**EXERCISE TASK**
Leave the pictures out, and output exactly the lines from the one containing "Recreate this image" through the one containing "(317,13) rectangle (573,83);".

**INFORMATION GIVEN**
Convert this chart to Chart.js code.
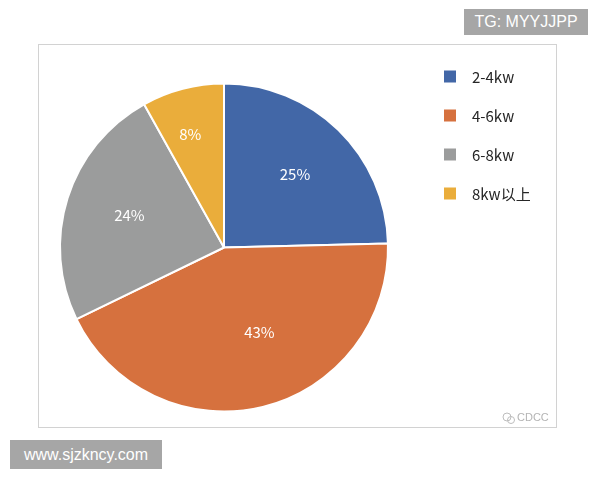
<!DOCTYPE html>
<html>
<head>
<meta charset="utf-8">
<script src="https://cdn.jsdelivr.net/npm/chart.js@4"></script>
<style>
  body { margin: 0; background: #fff; }
  #wrap { position: relative; width: 600px; height: 480px; }
  #pieChart { position: absolute; left: 0; top: 0; }
  .tag { position: absolute; background: #a6a6a6; color: #fff;
         font-family: "Liberation Sans", Arial, sans-serif; font-size: 16px;
         line-height: 26px; text-align: center; }
</style>
</head>
<body>
<div id="wrap">
  <canvas id="pieChart" width="600" height="480"></canvas>
  <div class="tag" style="left:464px; top:9px; width:124px; height:26px;">TG: MYYJJPP</div>
  <div class="tag" style="left:10px; top:440px; width:152px; height:29px; line-height:29px;">www.sjzkncy.com</div>
</div>
<script>
var categories = ['2-4kw', '4-6kw', '6-8kw', '8kw以上']
var shares     = [24.6, 43.2, 24.1, 8.1]
var colors     = ['#4267a7', '#d6713e', '#9b9c9c', '#eaad3b']
// label placement inside each slice: fraction of radius, small turn in degrees
var labelPos   = [0.62, 0.56, 0.61, 0.72]
var labelTurn  = [0, -9, 1.5, -2]

var font = '"Noto Sans CJK SC", "Noto Sans", sans-serif'

var decorPlugin = {
  id: 'decor',
  beforeDraw: function (chart) {
    var ctx = chart.ctx
    ctx.save()
    ctx.strokeStyle = '#d2d2d2'
    ctx.lineWidth = 1
    ctx.strokeRect(38.5, 44.5, 518, 383)
    ctx.restore()
  },
  afterDraw: function (chart) {
    var ctx = chart.ctx
    var meta = chart.getDatasetMeta(0)
    ctx.save()
    // percent labels in the slices
    ctx.fillStyle = '#ffffff'
    ctx.font = '15px ' + font
    ctx.textAlign = 'center'
    ctx.textBaseline = 'middle'
    meta.data.forEach(function (arc, i) {
      var mid = (arc.startAngle + arc.endAngle) / 2 + labelTurn[i] * Math.PI / 180
      var r = arc.outerRadius * labelPos[i]
      ctx.fillText(Math.round(shares[i]) + '%', arc.x + Math.cos(mid) * r, arc.y + Math.sin(mid) * r)
    })
    // legend
    ctx.textAlign = 'left'
    ctx.font = '15px ' + font
    categories.forEach(function (name, i) {
      var y = 76.5 + i * 39
      ctx.fillStyle = colors[i]
      ctx.fillRect(444, y - 6, 12, 12)
      ctx.fillStyle = '#262626'
      ctx.fillText(name, 472, y + 1)
    })
    // watermark
    ctx.fillStyle = '#b4b4b4'
    ctx.font = '11px "Liberation Sans", sans-serif'
    ctx.fillText('CDCC', 517, 418)
    ctx.strokeStyle = '#bdbdbd'
    ctx.lineWidth = 1
    ctx.beginPath(); ctx.arc(507, 417, 4, 0, Math.PI * 2); ctx.stroke()
    ctx.beginPath(); ctx.arc(511, 420, 3.5, 0, Math.PI * 2); ctx.stroke()
    ctx.restore()
  }
}

var pieChart = new Chart(document.getElementById('pieChart').getContext('2d'), {
  type: 'pie',
  data: {
    labels: categories,
    datasets: [
      {
        data: shares,
        backgroundColor: colors,
        borderColor: '#ffffff',
        borderWidth: 2
      }
    ]
  },
  options: {
    responsive: false,
    animation: false,
    layout: { padding: { left: 59, top: 82, right: 211, bottom: 67 } },
    plugins: {
      legend: { display: false },
      tooltip: { enabled: false }
    }
  },
  plugins: [decorPlugin]
})
</script>
</body>
</html>
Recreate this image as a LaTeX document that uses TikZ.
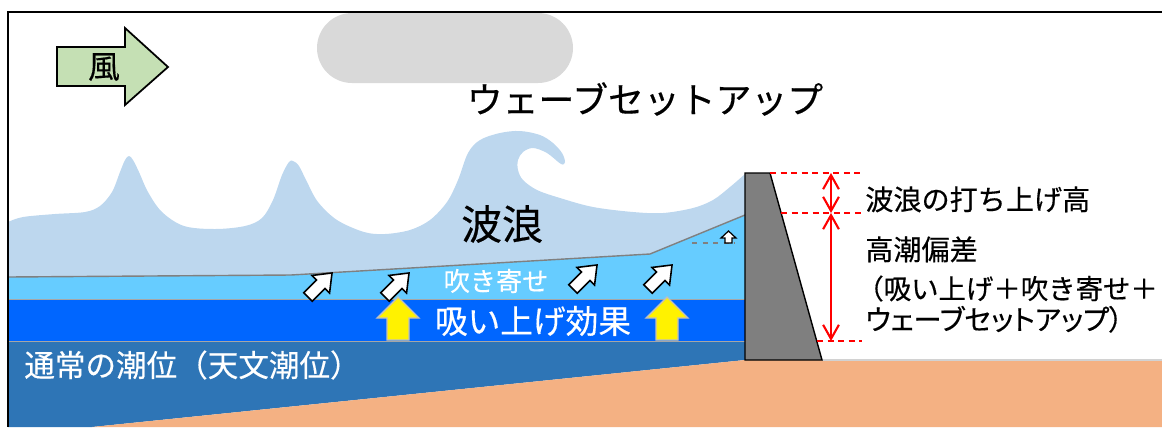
\documentclass[tikz,border=0pt]{standalone}
\usepackage{fontspec}
\setmainfont{Noto Sans CJK JP}[FakeBold=0.4]
\usetikzlibrary{arrows.meta}

\definecolor{wavefoam}{HTML}{BDD7EE}
\definecolor{windsetup}{HTML}{66CCFF}
\definecolor{suction}{HTML}{0066FF}
\definecolor{tide}{HTML}{2E75B6}
\definecolor{seabed}{HTML}{F4B183}
\definecolor{wallgray}{HTML}{7F7F7F}
\definecolor{cloudgray}{HTML}{D9D9D9}
\definecolor{windgreen}{HTML}{C5E0B4}

\tikzset{
  txt/.style={inner sep=0pt},
  layer/.style={draw=gray!70, line width=0.5pt},
  dimline/.style={red, line width=1.2pt, {Straight Barb[length=8pt,width=9pt]}-{Straight Barb[length=8pt,width=9pt]}},
  guide/.style={red, dashed, dash pattern=on 3.5pt off 2.5pt, line width=0.8pt},
  pushbox/.style={fill=white, draw=black, line width=0.9pt},
  liftarrow/.style={fill=yellow, draw=gray!50, line width=0.8pt}
}

\begin{document}
\begin{tikzpicture}[x=0.02cm, y=-0.02cm]
    \useasboundingbox (0,0) rectangle (1162,427);

    % Cloud
    \fill[cloudgray, rounded corners=0.7cm] (317,13) rectangle (573,83);

    % Waves above the raised sea level
    \fill[wavefoam] (8,277) -- plot[smooth, tension=0.55] coordinates {
        (8,222) (23,217) (55,214) (85,212) (100,206) (112,192) (120,172) (125,160)
        (129,156) (133,160) (139,172) (148,192) (162,212) (184,226) (215,229)
        (245,226) (262,218) (273,200) (282,175) (289,162) (293,161) (299,166)
        (307,182) (318,202) (337,220) (364,232) (385,234) (410,230) (430,220)
        (447,202) (458,180) (468,153) (480,140) (500,133) (520,131) (540,135)
        (553,143) (562,153) (565,162) (561,164) (547,153) (533,148) (523,152)
        (518,160) (518,170) (523,180) (537,190) (560,198) (593,207) (633,212)
        (663,213) (693,208) (713,200) (730,187) (745,174)}
        -- (745,215) -- (650,254) -- (291,275) -- cycle;

    % Water layers: wind setup, suction, normal tide
    \fill[windsetup] (8,277) -- (291,275) -- (650,254) -- (745,215) -- (745,299) -- (8,299) -- cycle;
    \fill[suction] (8,299) rectangle (745,341);
    \fill[tide] (8,341) -- (745,341) -- (745,360) -- (92,427) -- (8,427) -- cycle;
    \draw[gray, line width=0.8pt] (8,277) -- (291,275) -- (650,254) -- (745,215);
    \draw[layer] (8,299) -- (745,299);
    \draw[layer] (8,341) -- (745,341);
    \draw[gray, dashed, line width=0.8pt] (692,243) -- (735,243); % level before wave setup

    % Sea bed and land
    \fill[seabed] (92,427) -- (745,360) -- (1162,360) -- (1162,427) -- cycle;
    \draw[gray!35, line width=0.8pt] (822,360) -- (1162,360);

    % Sea wall
    \filldraw[fill=wallgray, draw=black, line width=0.8pt] (745,173) -- (770,173) -- (822,360) -- (745,360) -- cycle;

    % Wind arrow
    \draw[fill=windgreen, line width=1pt] (57,47) -- (125,47) -- (125,28) -- (168,67) -- (125,105) -- (125,86) -- (57,86) -- cycle;
    \node[txt, font=\fontsize{18.1}{20}\selectfont] (wind) at (104,67) {風};

    % Wind setup arrows
    \foreach \x/\y in {320/285, 397/285, 585/277, 660/277}
        \draw[pushbox, shift={(\x,\y)}, rotate=45] (-17,-6) -- (1,-6) -- (1,-12.5) -- (17,0) -- (1,12.5) -- (1,6) -- (-17,6) -- cycle;

    % Suction arrows
    \foreach \x in {398,667}
        \draw[liftarrow] (\x-11,340) -- (\x-11,318) -- (\x-21,318) -- (\x,297) -- (\x+21,318) -- (\x+11,318) -- (\x+11,340) -- cycle;

    % Small wave setup arrow at the wall
    \draw[pushbox, line width=0.7pt] (725,243) -- (725,238) -- (721,238) -- (728.5,231) -- (736,238) -- (732,238) -- (732,243) -- cycle;

    % Labels
    \node[txt, font=\fontsize{20.4}{24}\selectfont] (setup) at (645,99) {ウェーブセットアップ};
    \node[txt, font=\fontsize{23.2}{26}\selectfont] (waves) at (502,224) {波浪};
    \node[txt, white, font=\fontsize{14.9}{17}\selectfont] (windpush) at (496,281) {吹き寄せ};
    \node[txt, white, font=\fontsize{18.6}{21}\selectfont] (suck) at (533,321) {吸い上げ効果};
    \node[txt, white, font=\fontsize{17.4}{20}\selectfont, anchor=west] (tidelevel) at (24,365) {通常の潮位（天文潮位）};

    % Height markers beside the wall
    \coordinate (dimtop) at (831,173);
    \coordinate (dimmid) at (831,213);
    \coordinate (dimbot) at (831,341);
    \draw[guide] (770,173) -- (862,173);
    \draw[guide] (781,213) -- (862,213);
    \draw[guide] (817,341) -- (862,341);
    \draw[dimline] (dimtop) -- (dimmid);
    \draw[dimline] (dimmid) -- (dimbot);

    \node[txt, anchor=base west, font=\fontsize{16}{19}\selectfont] (runup) at (865,210) {波浪の打ち上げ高};
    \node[txt, anchor=base west, font=\fontsize{16}{19}\selectfont] (surge) at (865,260) {高潮偏差};
    \node[txt, anchor=base west, font=\fontsize{15.6}{19}\selectfont] (surgea) at (856,299) {（吸い上げ＋吹き寄せ＋};
    \node[txt, anchor=base west, font=\fontsize{16}{19}\selectfont\addfontfeature{RawFeature=+palt}] (surgeb) at (865,330) {ウェーブセットアップ）};

    % Frame
    \draw[line width=0.7pt] (1162,12) -- (8,12) -- (8,427);
\end{tikzpicture}
\end{document}
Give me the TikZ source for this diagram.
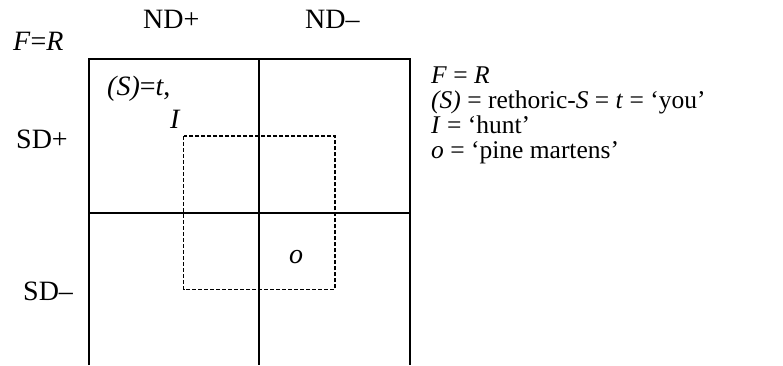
\documentclass[tikz,border=0pt]{standalone}
\usepackage{fontspec}
\setmainfont{Liberation Serif}
\begin{document}
\begin{tikzpicture}[x=1pt,y=-1pt,
  gridline/.style={line width=2pt},
  dashbox/.style={line width=1.4pt, dash pattern=on 4pt off 2pt},
  biglab/.style={inner sep=0pt, anchor=base west, font=\fontsize{28}{32}\selectfont},
  keylab/.style={inner sep=0pt, anchor=base west, font=\fontsize{25.5}{25}\selectfont}]
\useasboundingbox (0,0) rectangle (783,365);
% grid
\coordinate (tl) at (89,59);
\coordinate (tm) at (259,59);
\coordinate (tr) at (410,59);
\coordinate (bl) at (89,365);
\coordinate (bm) at (259,365);
\coordinate (br) at (410,365);
\coordinate (ml) at (89,213);
\coordinate (mr) at (410,213);
\draw[gridline] (bl) -- (tl) -- (tr) -- (br);
\draw[gridline] (tm) -- (bm);
\draw[gridline] (ml) -- (mr);
% dashed box
\draw[dashbox] (183.7,136) rectangle (335,289.5);
% labels
\node[biglab] (fr) at (13,50.7) {\textit{F}=\textit{R}};
\node[biglab] (ndp) at (143,28.3) {ND+};
\node[biglab] (ndm) at (305,28.3) {ND–};
\node[biglab] (sdp) at (16,148) {SD+};
\node[biglab] (sdm) at (23,300.7) {SD–};
\node[biglab] (st) at (107,95) {\textit{(S)}=\textit{t},};
\node[biglab] (ii) at (170,128) {\textit{I}};
\node[biglab] (oo) at (289,263) {\textit{o}};
% key
\node[keylab] (k1) at (431,83.5) {\textit{F} = \textit{R}};
\node[keylab] (k2) at (431,108.5) {\textit{(S)} = rethoric-\textit{S} = \textit{t} = ‘you’};
\node[keylab] (k3) at (431,133.5) {\textit{I} = ‘hunt’};
\node[keylab] (k4) at (431,158.5) {\textit{o} = ‘pine martens’};
\end{tikzpicture}
\end{document}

**SOLUTION TO THIS EXERCISE**
Recreate this image as a LaTeX document that uses TikZ.
\documentclass[tikz,border=0pt]{standalone}
\usepackage{fontspec}
\setmainfont{Noto Sans CJK JP}[FakeBold=0.4]
\usetikzlibrary{arrows.meta}

\definecolor{wavefoam}{HTML}{BDD7EE}
\definecolor{windsetup}{HTML}{66CCFF}
\definecolor{suction}{HTML}{0066FF}
\definecolor{tide}{HTML}{2E75B6}
\definecolor{seabed}{HTML}{F4B183}
\definecolor{wallgray}{HTML}{7F7F7F}
\definecolor{cloudgray}{HTML}{D9D9D9}
\definecolor{windgreen}{HTML}{C5E0B4}

\tikzset{
  txt/.style={inner sep=0pt},
  layer/.style={draw=gray!70, line width=0.5pt},
  dimline/.style={red, line width=1.2pt, {Straight Barb[length=8pt,width=9pt]}-{Straight Barb[length=8pt,width=9pt]}},
  guide/.style={red, dashed, dash pattern=on 3.5pt off 2.5pt, line width=0.8pt},
  pushbox/.style={fill=white, draw=black, line width=0.9pt},
  liftarrow/.style={fill=yellow, draw=gray!50, line width=0.8pt}
}

\begin{document}
\begin{tikzpicture}[x=0.02cm, y=-0.02cm]
    \useasboundingbox (0,0) rectangle (1162,427);

    % Cloud
    \fill[cloudgray, rounded corners=0.7cm] (317,13) rectangle (573,83);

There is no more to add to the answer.